For avid readers of the Standard, the ultimate nastiness to gawk at is the person who sells an apartment at a loss. The worst of all shocking horrors, happening to a stranger. More nauseatingly gut-wrenching than a mutilated, entrails-erupting corpse at a traffic accident. More obscene and petrifying than the most grotesque goings-on unearthed at a 1970s Catholic orphanage. Nothing else comes close to sparking that combination of sheer terror and prurient buzz.
Today, the paper reveals the terrible but compelling cases of Mainland ‘investors’ Sun Hongfeng and Zhang Zhiyong, whose multiple mortgages and defaults – culminating in eventual, tragic below-cost sales – have readers gripping the pages with sheer naked fear, while transfixed by a pervy thrill. Little details like how they acquired the down-payments, how they got the cash over the border (if they did) or what they will do now are of no concern. Nor do we worry ourselves with minor questions like ‘who are the idiots who lent them this money in the first place?’ (As with Rong Bing, now thinking of suing Canada for not selling him a passport, it’s the denial of what must surely have been his right that we can’t resist, not little things like how a state-owned enterprise employee acquires the means or the desire to flee the motherland.) The very idea of someone buying a property and then selling it for less than they paid is just so unspeakably dreadful – an affront to decency and indeed to nature – we can’t look away.

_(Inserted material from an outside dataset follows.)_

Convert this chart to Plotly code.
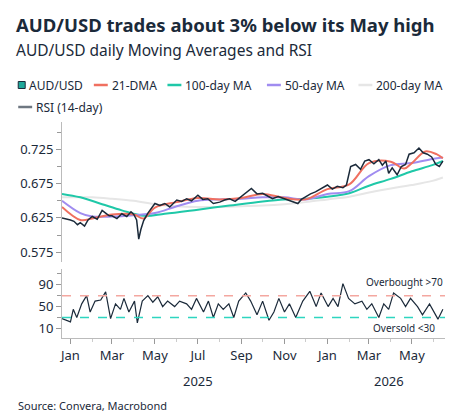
import plotly.graph_objects as go
import pandas as pd

base = pd.Timestamp("2025-01-01")

# AUD/USD spot (days from 1 Jan 2025, value)
spot_day = [-12, -6, 0, 5, 10, 14, 20, 25, 31, 38, 45, 50, 55, 59, 66, 73, 80, 86, 90, 94, 97, 100, 104, 110, 114,
            120, 127, 134, 141, 151, 158, 165, 172, 181, 188, 195, 203, 212, 219, 226, 234, 243, 250, 257, 265,
            273, 280, 287, 295, 304, 313, 323, 328, 334, 341, 348, 356, 365, 372, 379, 387, 392, 398, 405, 412,
            418, 424, 431, 438, 443, 448, 452, 457, 464, 470, 476, 481, 488, 495, 501, 507, 513, 519, 524, 529]
spot_val = [0.625, 0.624, 0.622, 0.620, 0.615, 0.618, 0.613, 0.622, 0.627, 0.623, 0.636, 0.632, 0.628, 0.628, 0.624,
            0.631, 0.627, 0.634, 0.630, 0.622, 0.594, 0.608, 0.621, 0.632, 0.638, 0.646, 0.643, 0.646, 0.641,
            0.651, 0.649, 0.653, 0.650, 0.658, 0.652, 0.653, 0.646, 0.648, 0.651, 0.653, 0.649, 0.656, 0.662,
            0.668, 0.660, 0.661, 0.657, 0.653, 0.656, 0.653, 0.650, 0.646, 0.652, 0.656, 0.660, 0.663, 0.668,
            0.673, 0.667, 0.671, 0.669, 0.673, 0.700, 0.703, 0.696, 0.708, 0.710, 0.704, 0.710, 0.702, 0.708,
            0.690, 0.698, 0.688, 0.700, 0.703, 0.718, 0.720, 0.727, 0.720, 0.718, 0.714, 0.703, 0.700, 0.708]

dma21_day = [-12, 14, 31, 59, 90, 104, 120, 151, 181, 212, 243, 273, 304, 334, 365, 396, 424, 455, 474, 485, 504, 520, 529]
dma21_val = [0.641, 0.622, 0.624, 0.630, 0.630, 0.624, 0.640, 0.648, 0.654, 0.652, 0.654, 0.660, 0.654, 0.652,
             0.667, 0.674, 0.705, 0.707, 0.697, 0.705, 0.722, 0.718, 0.712]

ma50_day = [-12, 14, 31, 59, 90, 120, 151, 181, 212, 243, 273, 304, 334, 365, 396, 424, 455, 485, 514, 529]
ma50_val = [0.650, 0.632, 0.627, 0.627, 0.629, 0.632, 0.642, 0.650, 0.652, 0.653, 0.655, 0.655, 0.652, 0.660,
            0.664, 0.686, 0.702, 0.705, 0.711, 0.713]

ma100_day = [-12, 14, 45, 73, 104, 134, 181, 226, 273, 304, 334, 365, 396, 424, 455, 485, 514, 529]
ma100_val = [0.660, 0.655, 0.645, 0.636, 0.628, 0.631, 0.637, 0.643, 0.649, 0.652, 0.653, 0.656, 0.661, 0.672,
             0.682, 0.693, 0.702, 0.708]

ma200_day = [-12, 31, 59, 90, 120, 151, 181, 212, 243, 273, 304, 334, 365, 396, 424, 455, 485, 514, 529]
ma200_val = [0.655, 0.655, 0.653, 0.650, 0.645, 0.642, 0.641, 0.641, 0.642, 0.643, 0.645, 0.648, 0.652, 0.656,
             0.662, 0.668, 0.673, 0.679, 0.684]

rsi_day = [-12, 0, 4, 9, 16, 23, 28, 35, 43, 50, 57, 64, 71, 76, 83, 91, 95, 102, 110, 117, 124, 131, 138, 148,
           155, 165, 172, 179, 189, 196, 203, 210, 217, 225, 232, 239, 249, 256, 265, 273, 282, 289, 296, 304,
           311, 320, 330, 340, 349, 356, 366, 373, 380, 387, 395, 404, 414, 421, 428, 438, 445, 452, 459, 469,
           476, 483, 493, 500, 510, 517, 522, 529]
rsi_val = [28, 22, 45, 30, 55, 70, 40, 60, 62, 77, 28, 55, 45, 65, 40, 60, 20, 60, 70, 58, 68, 50, 60, 50,
           60, 55, 45, 65, 40, 60, 30, 55, 45, 55, 30, 60, 75, 60, 35, 60, 25, 40, 65, 40,
           55, 30, 60, 78, 50, 75, 50, 65, 50, 92, 65, 55, 60, 45, 55, 30, 55, 45, 75, 65,
           50, 65, 50, 35, 55, 40, 27, 45]


def dates(days):
    return [base + pd.Timedelta(days=d) for d in days]


NAVY = "#1b2a3a"
L, T, PW, PH = 52, 114, 385, 216  # plot area in px


def px(x):
    return (x - L) / PW


def py(y):
    return (T + PH - y) / PH


series = [
    ("200-day MA", ma200_day, ma200_val, "#e6e6e6", 2, "y"),
    ("100-day MA", ma100_day, ma100_val, "#1fc8a8", 2, "y"),
    ("50-day MA", ma50_day, ma50_val, "#a08cf0", 2, "y"),
    ("21-DMA", dma21_day, dma21_val, "#f07060", 2, "y"),
    ("AUD/USD", spot_day, spot_val, NAVY, 1.5, "y"),
    ("RSI (14-day)", rsi_day, rsi_val, NAVY, 1.2, "y2"),
]
fig = go.Figure()
for name, d, v, c, w, ax in series:
    fig.add_trace(go.Scatter(x=dates(d), y=v, name=name, mode="lines", yaxis=ax,
                             line=dict(color=c, width=w, shape="linear" if c == NAVY else "spline")))

xr = [base + pd.Timedelta(days=-12), base + pd.Timedelta(days=532)]
fig.add_shape(type="line", xref="x", yref="y2", x0=xr[0], x1=xr[1], y0=70, y1=70,
              line=dict(color="#f4a7a0", width=1.5, dash="dash"))
fig.add_shape(type="line", xref="x", yref="y2", x0=xr[0], x1=xr[1], y0=30, y1=30,
              line=dict(color="#2ed5c0", width=1.5, dash="dash"))

# hand-placed legend (two rows like the original)
legend_items = [
    (8, 77, "AUD/USD", None), (84, 77, "21-DMA", "#f07060"), (158, 77, "100-day MA", "#1fc8a8"),
    (258, 77, "50-day MA", "#a08cf0"), (350, 77, "200-day MA", "#e6e6e6"), (8, 99, "RSI (14-day)", "#6e7781"),
]
for x0, y0, label, col in legend_items:
    if col is None:
        fig.add_shape(type="rect", xref="paper", yref="paper", x0=px(x0), x1=px(x0 + 7),
                      y0=py(y0 + 3.5), y1=py(y0 - 3.5), fillcolor="#1fa89a",
                      line=dict(color=NAVY, width=1))
        tx = x0 + 9
    else:
        fig.add_shape(type="line", xref="paper", yref="paper", x0=px(x0), x1=px(x0 + 14),
                      y0=py(y0), y1=py(y0), line=dict(color=col, width=2.5))
        tx = x0 + 16
    fig.add_annotation(x=px(tx), xref="paper", y=py(y0), yref="paper", text=label, showarrow=False,
                       xanchor="left", yanchor="middle", font=dict(size=12, color=NAVY))

fig.add_annotation(x=1, xref="paper", y=112, yref="y2", text="Overbought >70", showarrow=False,
                   xanchor="right", yanchor="top", font=dict(size=10, color=NAVY))
fig.add_annotation(x=0.98, xref="paper", y=-5, yref="y2", text="Oversold <30", showarrow=False,
                   xanchor="right", yanchor="bottom", font=dict(size=10, color=NAVY))
for yr, d in [("2025", 181), ("2026", 452)]:
    fig.add_annotation(x=base + pd.Timedelta(days=d), xref="x", y=py(362), yref="paper", text=yr,
                       showarrow=False, yanchor="top", font=dict(size=13, color=NAVY))
fig.add_annotation(x=px(6), xref="paper", y=py(388), yref="paper", text="Source: Convera, Macrobond",
                   showarrow=False, xanchor="left", yanchor="top", font=dict(size=11, color=NAVY))
fig.add_annotation(x=px(4), xref="paper", y=py(2), yref="paper",
                   text="<b>AUD/USD trades about 3% below its May high</b>",
                   showarrow=False, xanchor="left", yanchor="top", font=dict(size=18.5, color=NAVY))
fig.add_annotation(x=px(4), xref="paper", y=py(29), yref="paper",
                   text="AUD/USD daily Moving Averages and RSI",
                   showarrow=False, xanchor="left", yanchor="top", font=dict(size=15.5, color=NAVY))

fig.update_layout(
    width=455, height=417,
    margin=dict(l=L, r=18, t=T, b=417 - T - PH),
    paper_bgcolor="white", plot_bgcolor="white",
    font=dict(family="Noto Sans, Open Sans", color=NAVY, size=12),
    showlegend=False,
    xaxis=dict(range=xr, anchor="y2", dtick="M2", tick0="2025-01-01", tickformat="%b",
               showgrid=False, ticks="outside", ticklen=5, tickcolor="#999", showline=True,
               linecolor="#bbb", tickfont=dict(size=13),
               minor=dict(dtick="M1", ticks="outside", ticklen=3, tickcolor="#ccc")),
    yaxis=dict(domain=[0.35, 1], range=[0.56, 0.765], dtick=0.05, tick0=0.575, tickformat=".3f",
               showgrid=False, zeroline=False, ticks="outside", ticklen=5, tickcolor="#999",
               showline=True, linecolor="#bbb",
               minor=dict(dtick=0.025, ticks="outside", ticklen=4, tickcolor="#999"),
               tickfont=dict(size=13)),
    yaxis2=dict(domain=[0, 0.32], range=[-7.5, 119], tickvals=[10, 50, 90], showgrid=False, zeroline=False,
                ticks="outside", ticklen=5, tickcolor="#999", showline=True, linecolor="#bbb",
                minor=dict(dtick=20, tick0=10, ticks="outside", ticklen=4, tickcolor="#999"),
                tickfont=dict(size=13)),
)

fig.write_html("out.html")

And what have we here? More investors, possibly ordinary hard-working people merely wanting to save for the future. They saw a chance to make returns of 9% a year from Chaori Solar bonds. They instinctively assumed the local authorities would pay them back if anything went wrong. It didn’t occur to them that while you might be able to have a 9% return or a state-backed guarantee, you can’t have both – or certainly not for ever – any more than it occurred to them to check whether the solar power industry is currently in a near-fatal glut.
A strengthening dollar and the prospect of rising interest rates, and greater future supply, all point to a little more sanity in Hong Kong’s real-estate valuations. And it looks like China is finally moving on to sensible pricing of risk, and thus of debt, which points to efficient allocation of capital. Good things. Also, unutterably gruesome, gory and lascivious.